Partons des réalités observables. Le territoire français n’est pas structuré de manière uniforme. Ce qui s’impose est le poids du Bassin parisien, dont le PIB représente plus de 46 % du total national. C’est le résultat de la centralisation séculaire, du choix de liaisons centripètes et un effet indirect du Massif central, obstacle longtemps impénétrable. Nombreux sont les habitants de Tours, du Mans, de Dijon, Rouen, Reims, Amiens, Sens ou Auxerre qui travaillent en Île-de-France. Ce poids du Bassin parisien est à la fois une force à l’échelle européenne et une faiblesse à l’échelle française. Comme il n’est pas politiquement possible de créer une région administrative coïncidant avec le Bassin parisien, aux dépens des deux Normandies, de la Picardie, du Val-de-Loire et du nord de la Bourgogne, cette prépondérance a été masquée par la création de régions limitrophes de l’Île-de-France, au statut incertain. Les difficultés d’un découpage se situent là, en périphérie. Et ce, depuis la réforme de 1956 qui a inventé les régions. L’un de ses concepteurs m’a indiqué un jour que l’un des buts visés était de brouiller la prépondérance du centre parisien. Au-delà du Bassin parisien, les configurations sont plus évidentes, car ces régions plus éloignées de Paris ont été incorporées plus tardivement au royaume ou à la République, et gardent une identité qui compense leur éloignement, qu’elles ne cessent d’ailleurs de dénoncer en réclamant des programmes publics de désenclavement : Bretagne, Alsace et Lorraine du nord, les deux Savoies, et même le Nord-Pas-de-Calais, dont un préfet de région me faisait remarquer un jour que la « France y était récente ». Là où le découpage retenu exprime la combinaison entre ressources identitaires et ressources métropolitaines, la cohérence est assurée.

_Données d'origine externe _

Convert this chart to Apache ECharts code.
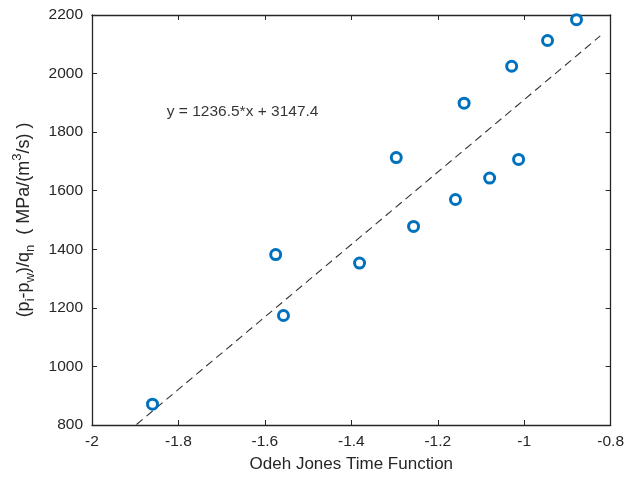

Là où les métropoles sont plus faibles car trop proches de Paris, il convient de s’appuyer sur des réseaux de grandes villes.

Les citoyens ne seraient-ils pas très éloignés des centres de ces entités (si elles en ont un) ?

Les rivalités entre villes-centres sont anciennes. En 1956, il n’est pas initialement envisagé de créer une région Rhône-Alpes mais plutôt une aire Rhône-Loire et une région Alpes ; mais dans celle-ci, où placer la capitale ? Grenoble, la plus dynamique, ou Chambéry, capitale historique d’une Savoie dont Grenoble et le Dauphiné ne faisaient pas partie ? Le refus des grands élus de s’accorder a conduit à associer deux ensembles longtemps distincts. La fusion a fini par prendre un sens. N’ayons donc pas une vision trop essentialiste des « identités » régionales. Il y a en Loire-Atlantique des courants qui se veulent bretons, même au sud de la Loire, héritage collectif et imaginé d’une affirmation républicaine face à la Vendée toute proche. Admettons donc qu’il n’y a pas de découpage idéal et qui serait « purifié » de tout rapport de force entre grands élus. Mais la configuration imaginée entre Centre, Limousin et Poitou-Charentes me laisse vraiment perplexe. C’est une création par défaut, qui associerait Dreux – grande banlieue de Paris – et La Rochelle – « parisienne » une fois par an, lors de l’université d’été du PS – dans une entité supposée commune.

Y aurait-il un découpage idéal, ou plus cohérent ?

Les régions, élargies ou non, devraient pouvoir, sur une base fiscale adéquate, se doter de capacités d’investissement en propre dans les activités productives, et là, le modèle allemand montre la voie. C’est la ligne suivie en Aquitaine, en Midi-Pyrénées, en Bretagne ou en Rhône-Alpes. Reste l’essentiel, la promotion des intercommunalités, cohérentes dans les aires éloignées des métropoles et des réseaux de villes. Cela concerne plus de la moitié du territoire français, qui, ne l’oublions pas, est vaste – le premier en Europe –, sous-peuplé et donc coûteux à desservir de manière égalitaire. C’est d’ailleurs l’un des facteurs du montant élevé de la dépense publique. Le relèvement à 20 000 habitants du seuil de formation des intercommunalités est indispensable pour inciter les villes moyennes à s’associer avec les communes rurales. Lors d’un entretien avec François Mitterrand, en 1994, portant sur l’organisation géopolitique du continent européen et, en fin de parcours, sur l’aménagement du territoire en Europe, j’avais pointé le rôle croissant des régions – Länder, communautés autonomes espagnoles… Ce qui m’avait valu cette réplique : « La France ne sera jamais un État fédéral. » Réponse logique d’un grand dirigeant attaché au département. Les temps ont changé et l’on peut souhaiter moins un long débat sur le découpage, le contenant, que sur les compétences, les moyens et les horizons d’action, bref, le contenu et sa mise en œuvre.